Diplomasi Kuliner sebagai Soft Power
Salah satu tokoh yang setia menggunakan diplomasi model ini adalah Joko Widodo. Bahkan, hal itu sudah dilakukan sejak ia menjabat sebagai Walikota Solo. Citizen culinary diplomacy berhasil Joko Widodo jalani ketika ia merelokasi ratusan pedagang kaki lima yang berada di sekitar Monumen 45 Banjarsari. Tak tanggung-tanggung, lima puluh empat kali makan siang telah diselenggarakan sebagai bentuk dialog yang solutif dan tentunya nirkekerasan.
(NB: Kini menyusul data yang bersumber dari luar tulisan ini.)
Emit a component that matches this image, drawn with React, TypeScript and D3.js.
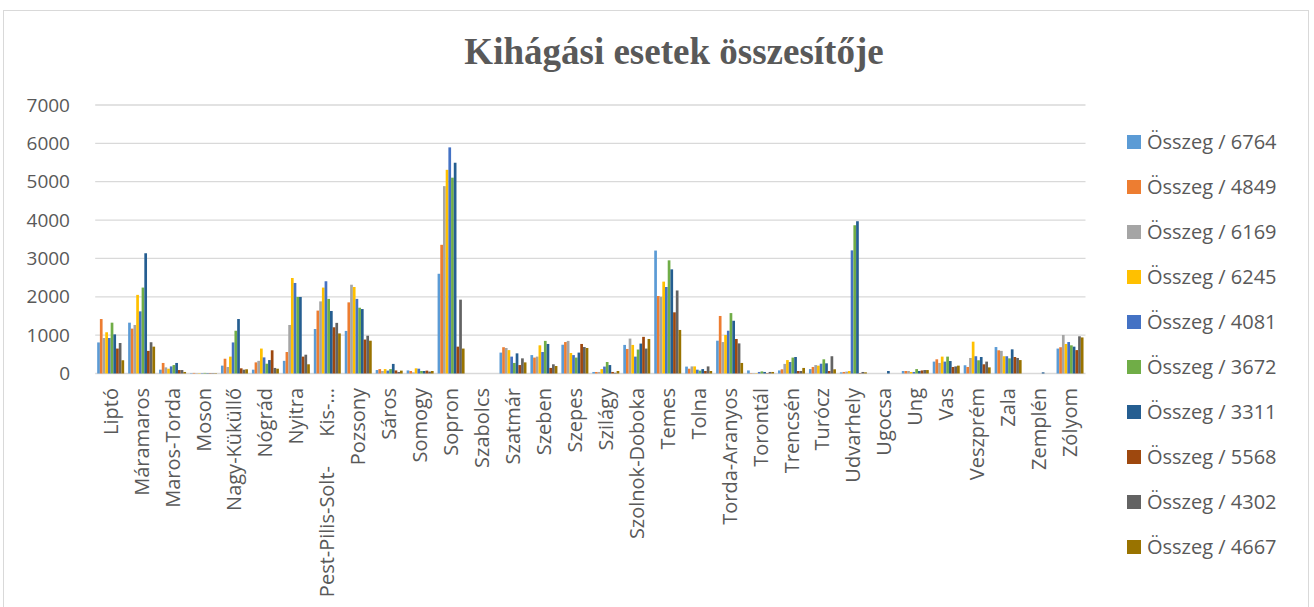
import React from "react";
import * as d3 from "d3";

const categories = [
  "Liptó", "Máramaros", "Maros-Torda", "Moson", "Nagy-Küküllő", "Nógrád", "Nyitra",
  "Pest-Pilis-Solt-Kis-…", "Pozsony", "Sáros", "Somogy", "Sopron", "Szabolcs", "Szatmár",
  "Szeben", "Szepes", "Szilágy", "Szolnok-Doboka", "Temes", "Tolna", "Torda-Aranyos",
  "Torontál", "Trencsén", "Turócz", "Udvarhely", "Ugocsa", "Ung", "Vas", "Veszprém",
  "Zala", "Zemplén", "Zólyom",
];

const seriesNames = [
  "Összeg / 6764", "Összeg / 4849", "Összeg / 6169", "Összeg / 6245", "Összeg / 4081",
  "Összeg / 3672", "Összeg / 3311", "Összeg / 5568", "Összeg / 4302", "Összeg / 4667",
];

const s6764 = [810, 1325, 100, 10, 205, 100, 330, 1160, 1110, 90, 80, 2600, 0, 545, 480, 750, 40, 745, 3205, 180, 855, 80, 80, 115, 30, 0, 65, 310, 215, 690, 0, 650];
const s4849 = [1420, 1170, 275, 15, 385, 290, 560, 1640, 1855, 115, 65, 3355, 0, 685, 415, 820, 40, 640, 2020, 125, 1500, 10, 110, 170, 40, 0, 65, 370, 170, 605, 0, 685];
const s6169 = [925, 1265, 160, 10, 170, 330, 1265, 1880, 2315, 65, 30, 4885, 0, 665, 440, 850, 40, 910, 2000, 185, 820, 10, 250, 220, 50, 0, 65, 275, 405, 590, 0, 1005];
const s6245 = [1075, 2050, 125, 10, 440, 650, 2490, 2240, 2255, 115, 135, 5310, 0, 610, 735, 535, 115, 745, 2395, 185, 1005, 10, 350, 205, 65, 0, 40, 440, 830, 450, 0, 770];
const s4081 = [925, 1620, 185, 10, 810, 420, 2360, 2405, 1945, 75, 125, 5895, 0, 440, 560, 480, 180, 440, 2255, 100, 1115, 40, 300, 255, 3210, 0, 40, 310, 450, 450, 0, 820];
const s3672 = [1325, 2240, 220, 15, 1115, 255, 1995, 1945, 1715, 115, 65, 5105, 0, 275, 850, 415, 300, 625, 2950, 75, 1575, 55, 415, 370, 3865, 0, 115, 440, 345, 395, 0, 735];
const s3311 = [1020, 3135, 275, 10, 1420, 350, 1995, 1630, 1680, 250, 65, 5495, 0, 525, 770, 545, 220, 780, 2715, 115, 1375, 40, 430, 265, 3970, 65, 65, 325, 430, 630, 30, 700];
const s5568 = [650, 590, 90, 10, 135, 605, 440, 1205, 885, 80, 75, 700, 0, 220, 145, 770, 40, 955, 1595, 65, 900, 10, 65, 65, 10, 0, 80, 170, 240, 430, 0, 610];
const s4302 = [795, 815, 90, 10, 100, 145, 490, 1320, 985, 40, 50, 1925, 0, 395, 240, 690, 20, 650, 2165, 185, 785, 40, 65, 450, 40, 0, 90, 185, 310, 405, 0, 970];
const s4667 = [345, 700, 40, 10, 110, 125, 240, 1045, 855, 75, 65, 650, 0, 290, 195, 665, 65, 900, 1135, 65, 275, 40, 145, 110, 30, 0, 90, 205, 160, 350, 0, 940];

const seriesValues = [s6764, s4849, s6169, s6245, s4081, s3672, s3311, s5568, s4302, s4667];

const colors = ["#5B9BD5", "#ED7D31", "#A5A5A5", "#FFC000", "#4472C4", "#70AD47", "#255E91", "#9E480E", "#636363", "#997300"];

const yTicks = [0, 1000, 2000, 3000, 4000, 5000, 6000, 7000];

const FONT = "'Open Sans', 'Noto Sans', sans-serif";
const TXT = "#595959";

export default function App() {
  const W = 1314;
  const H = 607;
  const left = 95.2;
  const right = 1085.5;
  const top = 105;
  const bottom = 373.5;

  const x0 = d3.scaleBand<string>().domain(categories).range([left, right]).paddingInner(0.128).paddingOuter(0.064);
  const x1 = d3.scaleBand<string>().domain(seriesNames).range([0, x0.bandwidth()]);
  const y = d3.scaleLinear().domain([0, 7000]).range([bottom, top]);

  return (
    <svg width={W} height={H} style={{ position: "absolute", left: 0, top: 0, background: "#fff" }}>
      <rect x={3.5} y={10.5} width={1305} height={620} fill="#fff" stroke="#d9d9d9" strokeWidth={1} />
      <text x={674} y={64} textAnchor="middle" fontFamily="'Liberation Serif', 'Times New Roman', serif" fontWeight="bold" fontSize={37} fill={TXT}>
        Kihágási esetek összesítője
      </text>
      {yTicks.map((t) => (
        <g key={t}>
          <line x1={left} x2={right} y1={y(t)} y2={y(t)} stroke="#d9d9d9" strokeWidth={1.3} />
          <text x={70} y={y(t)} dy="0.35em" textAnchor="end" fontFamily={FONT} fontSize={19} fill={TXT}>
            {t}
          </text>
        </g>
      ))}
      {categories.map((c, ci) => (
        <g key={c} transform={`translate(${x0(c)},0)`}>
          {seriesNames.map((s, si) => {
            const v = seriesValues[si][ci];
            return (
              <rect key={s} x={x1(s)} y={y(v)} width={x1.bandwidth()} height={y(0) - y(v)} fill={colors[si]} />
            );
          })}
        </g>
      ))}
      {categories.map((c) => {
        const cx = (x0(c) as number) + x0.bandwidth() / 2;
        if (c.startsWith("Pest")) {
          return (
            <g key={c}>
              <text transform={`translate(${cx},388) rotate(-90)`} textAnchor="end" dy="0.35em" fontFamily={FONT} fontSize={20} fill={TXT}>Kis-…</text>
              <text transform={`translate(${cx},466) rotate(-90)`} textAnchor="end" dy="0.35em" fontFamily={FONT} fontSize={20} fill={TXT}>Pest-Pilis-Solt-</text>
            </g>
          );
        }
        return (
          <text key={c} transform={`translate(${cx},388) rotate(-90)`} textAnchor="end" dy="0.35em" fontFamily={FONT} fontSize={20} fill={TXT}>
            {c}
          </text>
        );
      })}
      {seriesNames.map((s, i) => (
        <g key={s} transform={`translate(1127,${142 + i * 45})`}>
          <rect x={0} y={-7} width={14} height={14} fill={colors[i]} />
          <text x={20} y={0} dy="0.35em" fontFamily={FONT} fontSize={20} fill={TXT}>{s}</text>
        </g>
      ))}
    </svg>
  );
}
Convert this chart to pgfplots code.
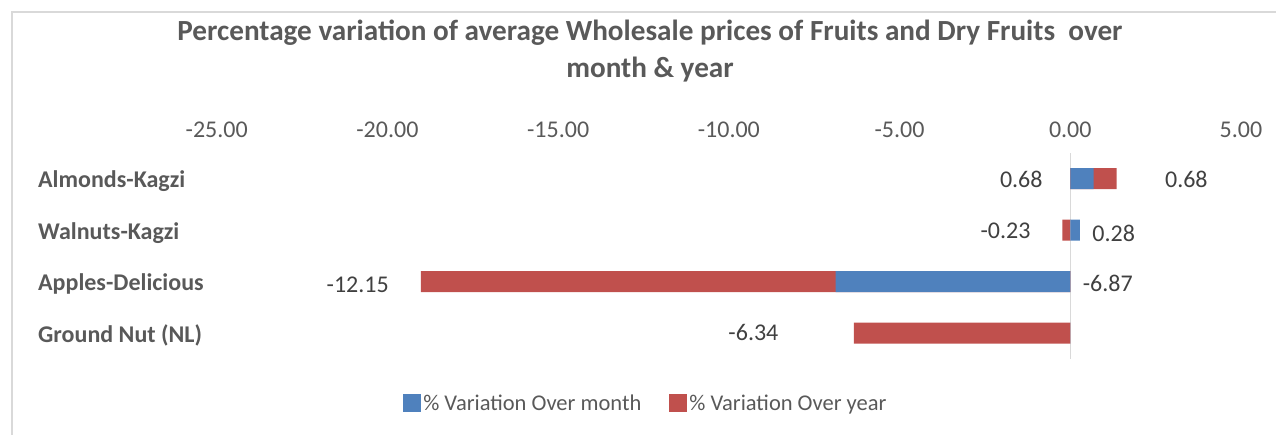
\documentclass[border=0pt]{standalone}
\usepackage{fontspec}
\setmainfont{Carlito}
\usepackage{pgfplots}
\pgfplotsset{compat=1.18}
\usepackage{pgfplotstable}
\definecolor{cblue}{HTML}{4F81BD}
\definecolor{cred}{HTML}{C0504D}
\definecolor{tgray}{HTML}{595959}
\definecolor{lgray}{HTML}{404040}
\definecolor{bgray}{HTML}{D9D9D9}
\pgfplotstableread{
pos month year
3 0.68 0.68
2 0.28 -0.23
1 -6.87 -12.15
0 0 -6.34
}\datatable
\begin{document}
\begin{tikzpicture}
\path[use as bounding box] (0,0) rectangle (1276pt,435pt);
\draw[color=bgray, line width=1.5pt] (12pt,0) -- (12pt,423pt) -- (1276pt,423pt);
\begin{scope}[every node/.style={font=\fontsize{29.2}{35}\selectfont\bfseries, text=tgray, anchor=base, inner sep=0pt}]
\node at (650pt,394pt) {Percentage variation of average Wholesale prices of Fruits and Dry Fruits\ \ over};
\node at (650pt,357pt) {month \& year};
\end{scope}
\begin{axis}[
  at={(216.7pt,76pt)}, anchor=south west,
  scale only axis, width=1024.3pt, height=206pt,
  xmin=-25, xmax=5, ymin=-0.5, ymax=3.5,
  xtick={-25,-20,...,5},
  xticklabel pos=top,
  xticklabel={\pgfmathprintnumber[fixed,fixed zerofill,precision=2]{\tick}},
  /pgf/number format/assume math mode=true,
  xticklabel style={font=\fontsize{24}{28}\selectfont, text=tgray, anchor=center, yshift=23pt},
  ytick={0,1,2,3},
  yticklabels={Ground Nut (NL),Apples-Delicious,Walnuts-Kagzi,Almonds-Kagzi},
  yticklabel style={font=\fontsize{24}{28}\selectfont\bfseries, text=tgray, anchor=base west, inner sep=0pt, xshift=-178.7pt, yshift=-9pt},
  axis line style={draw=none},
  major tick length=0pt,
  tick style={draw=none},
  xbar, bar width=21pt, bar shift=0pt,
  legend columns=2,
  legend style={draw=none, fill=none, at={(0.419,-0.2136)}, anchor=center,
    font=\fontsize{22.5}{27}\selectfont, text=tgray,
    /tikz/every even column/.append style={column sep=26pt},
    inner sep=0pt},
  legend cell align=left,
  legend image code/.code={\fill[#1] (0pt,-9pt) rectangle (18pt,9pt);},
]
\draw[color=bgray, line width=1.5pt] (axis cs:0,-0.5) -- (axis cs:0,3.5);
\addplot[fill=cred, draw=none, forget plot] table[y=pos, x expr={ifthenelse(\thisrow{month}*\thisrow{year}>0, \thisrow{month}+\thisrow{year}, \thisrow{year})}] {\datatable};
\addplot[fill=cblue, draw=none] table[y=pos, x=month] {\datatable};
\addlegendentry{\% Variation Over month}
\addlegendimage{fill=cred, draw=none}
\addlegendentry{\% Variation Over year}
\begin{scope}[every node/.style={font=\fontsize{24}{28}\selectfont, text=lgray, anchor=base, inner sep=0pt}]
\node[yshift=-9pt] at (axis cs:-1.435,3) {0.68};
\node[yshift=-9pt] at (axis cs:3.40,3) {0.68};
\node[yshift=-8pt] at (axis cs:-1.895,2) {-0.23};
\node[yshift=-11.4pt] at (axis cs:1.27,2) {0.28};
\node[yshift=-10.7pt] at (axis cs:-20.87,1) {-12.15};
\node[yshift=-9.4pt] at (axis cs:1.10,1) {-6.87};
\node[yshift=-7.4pt] at (axis cs:-9.28,0) {-6.34};
\end{scope}
\end{axis}
\end{tikzpicture}
\end{document}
Disitulah, jika dikaitkan dengan pendekatan yang digagas oleh Nye dalam Soft Power and American Foreign Policy (2004), bahwa diplomasi kuliner merupakan suatu kekuatan yang halus (soft power). Sebuah pendekatan yang bukan dijalani dengan menggunakan ancaman, kekerasan, dan perang, namun menghadirkan ruang dialogis-solutif.
Tentu model ini sangat cocok dengan karakteristik Bangsa Indonesia yang dikenal beradab dan santun serta mengedepankan perdamaian. Terlebih, diplomasi kuliner dipandang menciptakan ruang dialog dalam menghadapi suatu permasalahan. Maka secara tidak langsung, pengamalan tindakan musyawarah dalam mencapai mufakat terkandung dalam aktivitas diplomasi kuliner.
Fenomena munculnya diplomasi kuliner yang dijalani berbagai elit politik di Indonesia baru-baru ini tentu menjadi angin yang segar bagi segenap masyarakat. Di meja makan, ada segenap harapan agar tercipta rekonsiliasi politik diantara kubu-kubu yang bersitegang sehingga tensi politik yang sempat meradang ini dapat segera mencair.
Di meja makan yang sama pula, terselip suatu harapan agar kiranya bukan kesepakatan-kesepakatan jahat yang tercipta disana. Tesis politik sebagai seni dari segala kemungkinan tidaklah diterjemahkan sebagai satu bentuk menghalalkan segala cara dalam mencapai kepentingan, namun sebagai suatu ruang yang memungkinkan terciptanya kesejahteraan bersama melalui berbagai cara unik yang terus menerus diusahakan oleh para elit politik, salah satunya melalui diplomasi kuliner.